The beating heart of Ernie 5.1 is a method Baidu calls the 'Once-For-All elastic training framework.' Instead of training separate models or even distilling a large model down after the fact, Baidu optimizes an entire family of model architectures simultaneously in a single run. Different depths, widths, and numbers of active experts are all considered jointly, sharing weights and learning together. Ernie 5.1 is simply the best configuration extracted from that family. This is not new in the small-model world—efficient neural architecture search has been around for years—but scaling it to a system with over two trillion total parameters is a genuine engineering milestone. The cost savings are a direct consequence of amortizing the exploration across all possible sub-models.

Baidu also tackled the notorious 'seesaw effect' in multi-skill training, where improving coding ability degrades reasoning or creativity. Their four-stage post-training pipeline is elegant. First, joint supervised fine-tuning builds a broad foundation. Then, specialized expert models for code, logic, and agent tasks are trained in parallel. A student model learns from all three simultaneously via knowledge distillation. Finally, an open reinforcement learning stage restores the creative variety that pure distillation tends to wash out. This pipeline is smart because it acknowledges that no single model can be good at everything—but instead of keeping the experts separate at inference time, it forces a compact student to absorb the best of each. The result is a model that scores 1,223 on the Search Arena Leaderboard (fourth globally, first among Chinese models) and beats DeepSeek-V4-Pro on agentic benchmarks, all while costing roughly a third of its predecessor's parameters.

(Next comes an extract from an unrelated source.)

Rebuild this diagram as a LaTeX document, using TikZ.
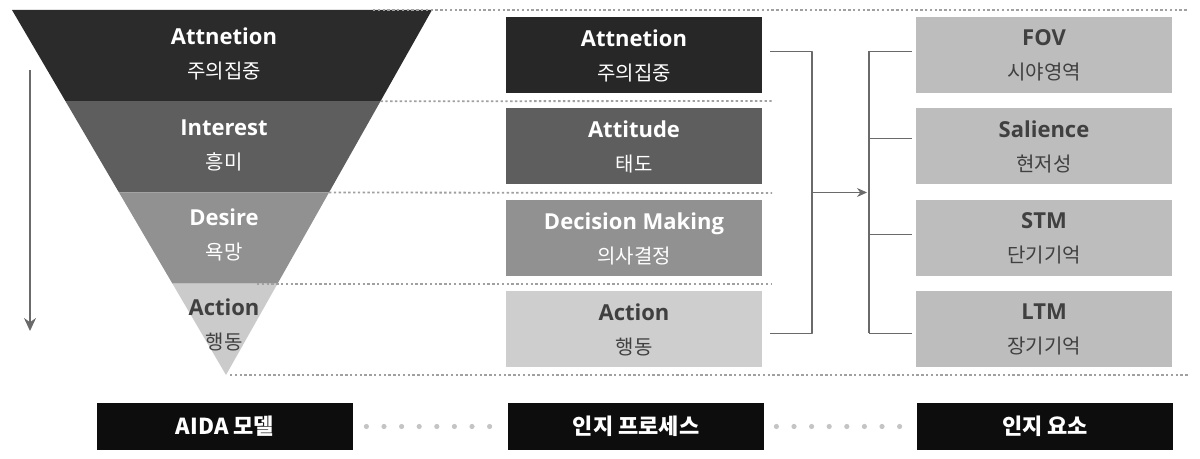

Let's be clear about what this means for builders. The dominant narrative has been that frontier AI is a winner-take-all game reserved for hyperscalers with unlimited compute budgets. Ernie 5.1 directly refutes that narrative. If a model can be trained for 6% of the cost of its peers while matching or exceeding their performance, then the barrier to entry for state-of-the-art AI just collapsed. Organizations that previously wrote off the possibility of training competitive models—regional labs, academic groups, mid-size enterprises—suddenly have a viable path. The 'Once-For-All' approach could become the default template: invest once in a large family, then extract the best sub-model for your deployment budget.

But there is a significant caveat that cannot be ignored. Baidu has not released open weights for Ernie 5.1, and its benchmark claims remain unverifiable by the independent research community. The company's history of closed models and government-aligned priorities should give any serious practitioner pause. The engineering is impressive, but the lack of transparency means we cannot audit the training data, the evaluation methodology, or the model's behavior on sensitive tasks. This matters because the cost-efficiency breakthrough is only useful if it can be adopted and adapted by the broader ecosystem. Closed models cannot be replicated, finetuned, or studied for safety. In that sense, Ernie 5.1 is a engineering win but an open-science loss.

Ultimately, Ernie 5.1 should be interpreted as a proof point, not a product. It demonstrates that the industry has been grossly overpaying for model quality. The race to build larger, more expensive models has always been driven by the assumption that more parameters and more FLOPs are the only lever. Baidu has shown that smarter training—not just bigger training—can deliver the same results at a fraction of the cost. The natural next question is: if Chinese labs can cut costs by 94% on a closed model, what could an open community do with the same approach? We may never know, but the signal is clear. The era of wasteful scaling is over. Long live efficient intelligence.